The US government has played a role in this arms race over the last several years, setting regulations on what AI chips and manufacturing equipment can be sent to China. If China has less computing power, the country will be slower to develop AI, giving a clear advantage to the US.
But despite the restrictions, China has been catching up, raising questions on how US policy should move forward.
“They haven’t held them back as far as the advocates had hoped. The US has an enormous computing advantage over China, but their best models are only a few months behind our best models,” Chorzempa said. For US policymakers, “the question they’ve had to grapple with is: Where do you draw the line?”
The AI chips Nvidia and AMD can now sell to China aren’t considered high-end.

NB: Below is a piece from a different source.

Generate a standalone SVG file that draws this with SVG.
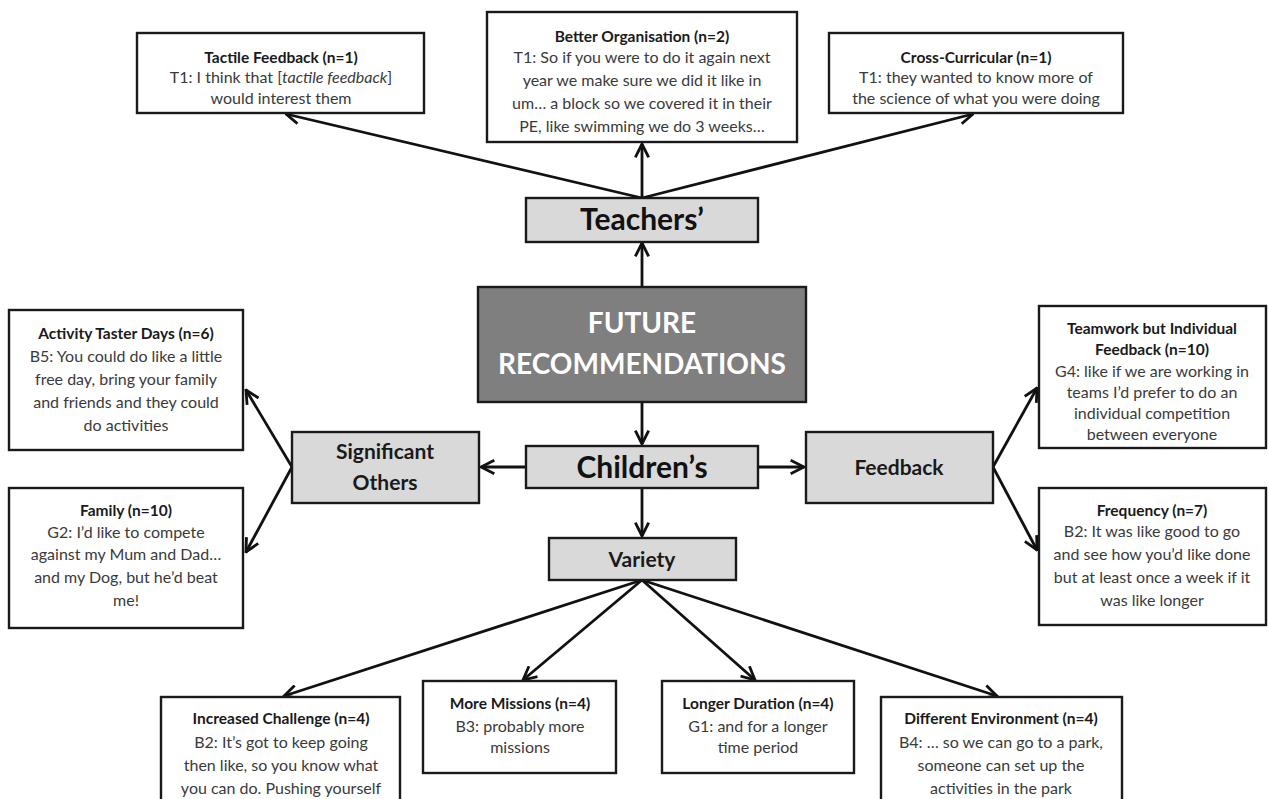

While they can be used for inference on trained models, they aren’t powerful enough to train new AI models. When announcing the deal with Nvidia and AMD, Trump said the chip is “an old chip that China already possesses … under a different label”.
This is where a major debate on AI policy comes in. Those who take a hardline stance on the US’s relationship with China say that allowing Chinese companies to purchase even an “old chip” could still help the country get an advantage over the US. Others would say a restriction on such chips wouldn’t be meaningful, and could even be counterproductive.
To balance these two sides, the Trump administration is asking companies to pay up in order to export to China – a solution that people on both sides of the AI debate say is a precarious one.
“Export controls are a frontline defense in protecting our national security, and we should not set a precedent that incentivizes the government to grant licenses to sell China technology that will enhance AI capabilities,” said John Moolenaar, a Republican US representative from Michigan, in a statement.
But Trump’s gut-reaction to dealmaking seems focused on the wallet. On Wednesday, US treasury secretary Scott Bessent praised the arrangement and suggested it could be extended to other industries over time. “I think that right now this is unique, but now that we have the model and the beta test, why not expand it?” he told Bloomberg.
Julia Powles, executive director of the Institute for Technology, Law and Policy at the University of California, Los Angeles, said the deal opens up questions of whether similar pressure can be applied to other tech companies.
“What other quid pro quo might be asked in the future? The quid pro quo that would be of great concern to the [tech] sector is anything that reduces their reputation for privacy and security,” Powles said. “That’s thinking of government like a transactional operator, not like an institution with rules about when, how and for what it can extract taxes, levies and subsidies.”
But that seems to be how the White House runs now. When explaining to the press how he made the deal, Trump said he told Huang: “I want 20% if I’m going to approve this for you”.
“For the country, for our country. I don’t want it myself,” the president added. “And he said, ‘Would you make it 15?’ So we negotiated a little deal.”